* TASK PROMPT: Find how many lines of the listing include the string "script", and report only that figure.

* Source records:
** Start **
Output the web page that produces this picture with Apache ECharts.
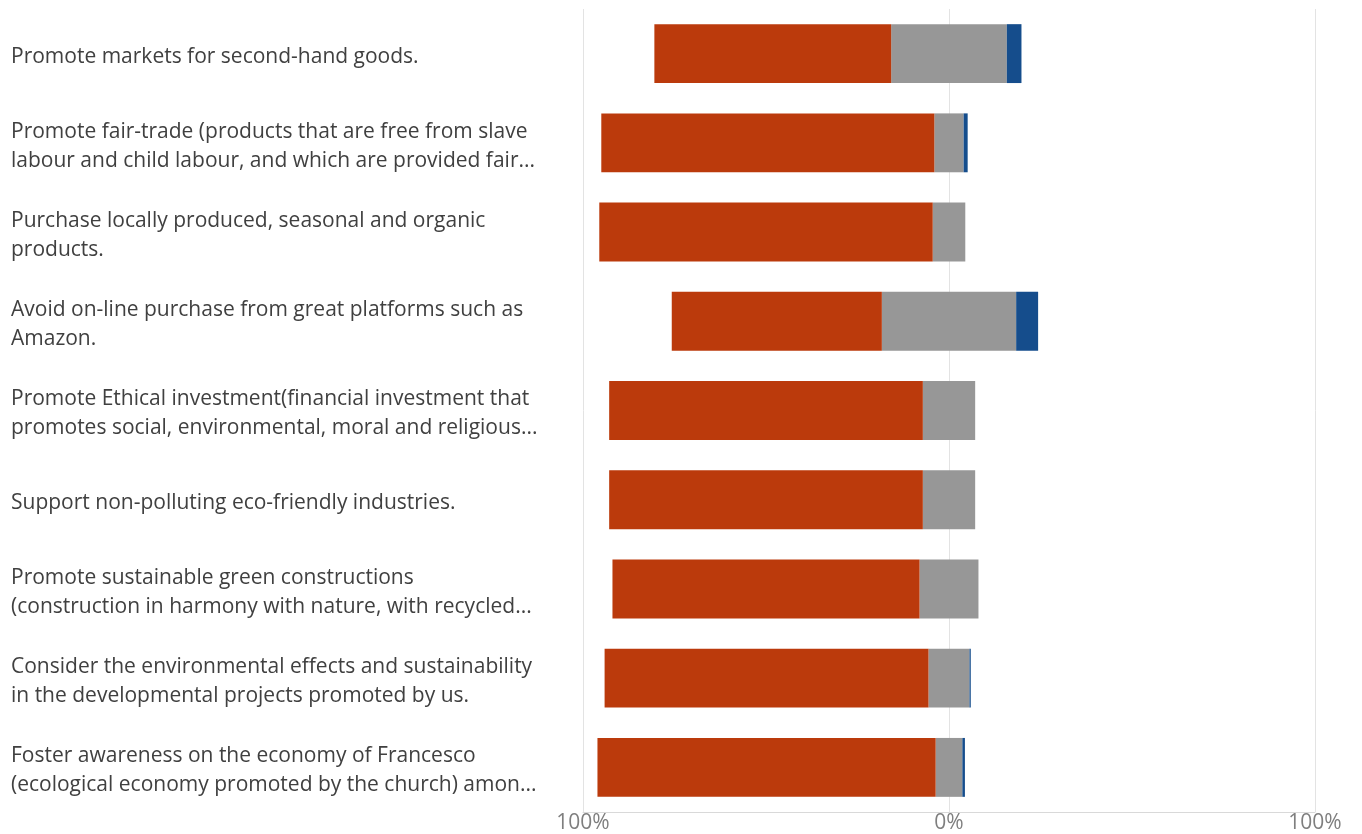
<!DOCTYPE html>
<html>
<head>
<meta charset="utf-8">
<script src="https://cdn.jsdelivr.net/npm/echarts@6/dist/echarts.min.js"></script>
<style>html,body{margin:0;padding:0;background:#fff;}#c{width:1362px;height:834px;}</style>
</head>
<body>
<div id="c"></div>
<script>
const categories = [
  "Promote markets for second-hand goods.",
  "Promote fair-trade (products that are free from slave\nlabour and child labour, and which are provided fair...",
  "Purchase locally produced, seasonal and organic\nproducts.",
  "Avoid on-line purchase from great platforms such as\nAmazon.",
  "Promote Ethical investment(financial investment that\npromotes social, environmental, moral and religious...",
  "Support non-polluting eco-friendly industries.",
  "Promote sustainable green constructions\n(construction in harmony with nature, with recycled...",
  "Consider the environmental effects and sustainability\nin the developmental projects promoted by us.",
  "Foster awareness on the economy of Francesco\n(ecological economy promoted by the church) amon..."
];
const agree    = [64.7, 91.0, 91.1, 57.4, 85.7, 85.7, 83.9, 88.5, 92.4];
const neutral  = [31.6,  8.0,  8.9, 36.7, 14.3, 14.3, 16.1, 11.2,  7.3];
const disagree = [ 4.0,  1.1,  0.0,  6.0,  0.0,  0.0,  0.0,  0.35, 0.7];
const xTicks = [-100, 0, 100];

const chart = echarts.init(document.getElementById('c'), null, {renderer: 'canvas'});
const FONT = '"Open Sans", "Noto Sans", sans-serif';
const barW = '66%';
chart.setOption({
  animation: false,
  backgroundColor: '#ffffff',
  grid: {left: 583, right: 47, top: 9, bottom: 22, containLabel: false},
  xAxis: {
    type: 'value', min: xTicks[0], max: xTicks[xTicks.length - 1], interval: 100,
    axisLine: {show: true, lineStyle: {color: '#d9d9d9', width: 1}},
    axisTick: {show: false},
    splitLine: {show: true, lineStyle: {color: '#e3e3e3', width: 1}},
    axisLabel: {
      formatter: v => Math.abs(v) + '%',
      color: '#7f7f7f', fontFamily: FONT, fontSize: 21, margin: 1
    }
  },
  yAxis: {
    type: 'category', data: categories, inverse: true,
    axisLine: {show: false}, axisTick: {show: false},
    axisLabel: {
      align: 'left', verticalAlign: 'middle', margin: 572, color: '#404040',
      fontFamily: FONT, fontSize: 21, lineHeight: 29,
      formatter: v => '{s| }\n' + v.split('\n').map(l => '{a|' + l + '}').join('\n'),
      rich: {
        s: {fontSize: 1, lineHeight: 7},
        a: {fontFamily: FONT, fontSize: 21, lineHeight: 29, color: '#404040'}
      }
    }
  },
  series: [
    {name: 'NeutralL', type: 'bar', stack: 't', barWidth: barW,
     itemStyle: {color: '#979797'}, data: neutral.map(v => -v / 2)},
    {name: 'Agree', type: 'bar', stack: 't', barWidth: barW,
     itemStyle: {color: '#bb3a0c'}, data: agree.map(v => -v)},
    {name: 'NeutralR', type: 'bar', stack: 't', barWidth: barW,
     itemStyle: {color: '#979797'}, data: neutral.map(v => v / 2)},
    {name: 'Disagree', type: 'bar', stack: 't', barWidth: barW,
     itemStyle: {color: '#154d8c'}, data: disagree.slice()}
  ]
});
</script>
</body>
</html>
** End **
** Start **
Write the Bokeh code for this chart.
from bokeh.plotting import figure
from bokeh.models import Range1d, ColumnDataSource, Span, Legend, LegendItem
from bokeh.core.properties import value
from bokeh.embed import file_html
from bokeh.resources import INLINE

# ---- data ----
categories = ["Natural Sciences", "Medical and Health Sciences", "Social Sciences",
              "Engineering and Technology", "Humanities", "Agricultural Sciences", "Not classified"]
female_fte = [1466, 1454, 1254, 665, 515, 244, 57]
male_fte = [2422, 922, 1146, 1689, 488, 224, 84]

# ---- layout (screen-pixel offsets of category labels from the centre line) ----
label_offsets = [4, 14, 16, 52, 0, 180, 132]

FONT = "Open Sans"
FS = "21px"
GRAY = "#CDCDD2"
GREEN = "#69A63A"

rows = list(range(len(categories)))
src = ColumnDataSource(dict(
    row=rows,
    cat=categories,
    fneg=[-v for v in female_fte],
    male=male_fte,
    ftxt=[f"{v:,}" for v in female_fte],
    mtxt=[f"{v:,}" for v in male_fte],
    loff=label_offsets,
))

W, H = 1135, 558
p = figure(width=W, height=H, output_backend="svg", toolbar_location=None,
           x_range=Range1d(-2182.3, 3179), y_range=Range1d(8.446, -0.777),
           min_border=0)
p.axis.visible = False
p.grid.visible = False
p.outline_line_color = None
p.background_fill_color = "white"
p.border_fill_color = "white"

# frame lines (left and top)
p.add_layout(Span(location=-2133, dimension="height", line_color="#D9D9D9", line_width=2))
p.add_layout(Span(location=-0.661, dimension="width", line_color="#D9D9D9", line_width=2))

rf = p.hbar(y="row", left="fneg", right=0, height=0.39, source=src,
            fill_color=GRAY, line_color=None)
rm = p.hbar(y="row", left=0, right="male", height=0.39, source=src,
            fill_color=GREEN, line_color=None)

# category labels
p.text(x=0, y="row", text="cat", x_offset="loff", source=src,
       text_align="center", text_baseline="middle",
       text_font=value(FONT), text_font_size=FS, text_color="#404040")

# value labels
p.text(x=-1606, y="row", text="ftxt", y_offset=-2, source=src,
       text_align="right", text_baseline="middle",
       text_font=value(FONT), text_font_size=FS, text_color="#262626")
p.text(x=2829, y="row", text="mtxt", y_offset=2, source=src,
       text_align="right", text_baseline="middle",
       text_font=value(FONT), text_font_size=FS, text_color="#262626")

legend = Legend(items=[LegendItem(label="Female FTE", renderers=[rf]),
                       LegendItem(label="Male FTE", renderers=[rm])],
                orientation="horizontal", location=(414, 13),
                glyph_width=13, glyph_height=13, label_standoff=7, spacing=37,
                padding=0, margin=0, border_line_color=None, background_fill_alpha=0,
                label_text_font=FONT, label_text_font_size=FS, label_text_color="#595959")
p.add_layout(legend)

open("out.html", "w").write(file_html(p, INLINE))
** End **
** Start **
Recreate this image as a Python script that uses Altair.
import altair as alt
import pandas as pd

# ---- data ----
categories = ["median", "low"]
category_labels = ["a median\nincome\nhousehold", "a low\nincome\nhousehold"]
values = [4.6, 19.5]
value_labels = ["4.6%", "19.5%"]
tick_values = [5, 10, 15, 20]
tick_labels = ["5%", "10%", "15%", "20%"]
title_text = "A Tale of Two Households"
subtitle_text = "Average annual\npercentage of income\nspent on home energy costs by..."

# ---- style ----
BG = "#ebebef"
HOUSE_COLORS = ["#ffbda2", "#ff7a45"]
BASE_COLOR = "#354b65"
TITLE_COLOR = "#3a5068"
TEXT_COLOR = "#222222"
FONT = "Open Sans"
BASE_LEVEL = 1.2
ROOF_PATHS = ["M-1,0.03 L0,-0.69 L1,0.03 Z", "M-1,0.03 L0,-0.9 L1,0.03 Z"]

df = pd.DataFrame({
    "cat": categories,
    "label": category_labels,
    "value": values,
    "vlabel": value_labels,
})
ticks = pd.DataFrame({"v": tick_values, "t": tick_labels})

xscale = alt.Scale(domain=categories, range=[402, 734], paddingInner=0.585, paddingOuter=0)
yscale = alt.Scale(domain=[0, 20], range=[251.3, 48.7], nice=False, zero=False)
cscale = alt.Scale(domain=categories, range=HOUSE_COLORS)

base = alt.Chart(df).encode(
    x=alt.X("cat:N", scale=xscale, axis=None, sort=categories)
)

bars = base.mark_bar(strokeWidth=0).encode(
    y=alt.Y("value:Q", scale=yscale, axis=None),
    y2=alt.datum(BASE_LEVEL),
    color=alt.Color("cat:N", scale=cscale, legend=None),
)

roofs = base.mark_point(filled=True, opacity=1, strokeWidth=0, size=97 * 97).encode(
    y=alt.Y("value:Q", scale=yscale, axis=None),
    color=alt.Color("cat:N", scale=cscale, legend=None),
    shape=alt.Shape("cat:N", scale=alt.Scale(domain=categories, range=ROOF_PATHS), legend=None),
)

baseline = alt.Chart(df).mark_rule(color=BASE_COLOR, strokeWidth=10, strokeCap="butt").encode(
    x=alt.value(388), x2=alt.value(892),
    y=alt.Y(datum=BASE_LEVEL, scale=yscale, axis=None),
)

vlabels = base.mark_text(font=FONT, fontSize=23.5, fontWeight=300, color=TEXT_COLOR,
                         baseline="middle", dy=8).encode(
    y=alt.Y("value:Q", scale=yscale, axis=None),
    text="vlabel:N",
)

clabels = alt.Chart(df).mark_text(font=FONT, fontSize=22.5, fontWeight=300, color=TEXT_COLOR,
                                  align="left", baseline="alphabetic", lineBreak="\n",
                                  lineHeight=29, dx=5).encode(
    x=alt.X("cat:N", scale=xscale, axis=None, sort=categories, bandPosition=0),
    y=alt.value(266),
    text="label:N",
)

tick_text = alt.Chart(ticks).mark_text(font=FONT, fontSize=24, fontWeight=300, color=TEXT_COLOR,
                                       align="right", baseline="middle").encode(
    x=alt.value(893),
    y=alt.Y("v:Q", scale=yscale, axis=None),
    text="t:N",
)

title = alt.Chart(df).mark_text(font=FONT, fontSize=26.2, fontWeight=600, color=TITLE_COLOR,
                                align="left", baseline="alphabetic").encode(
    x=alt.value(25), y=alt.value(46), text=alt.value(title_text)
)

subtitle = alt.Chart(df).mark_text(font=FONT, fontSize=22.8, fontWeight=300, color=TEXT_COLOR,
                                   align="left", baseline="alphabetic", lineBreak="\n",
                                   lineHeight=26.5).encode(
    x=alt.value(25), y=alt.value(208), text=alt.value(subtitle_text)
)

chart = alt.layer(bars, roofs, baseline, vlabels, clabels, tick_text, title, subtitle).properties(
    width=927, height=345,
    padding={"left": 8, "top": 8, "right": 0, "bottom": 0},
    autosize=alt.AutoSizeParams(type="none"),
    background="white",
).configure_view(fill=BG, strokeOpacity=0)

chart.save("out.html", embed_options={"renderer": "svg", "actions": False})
** End **
* EXERCISE SOLUTION: 4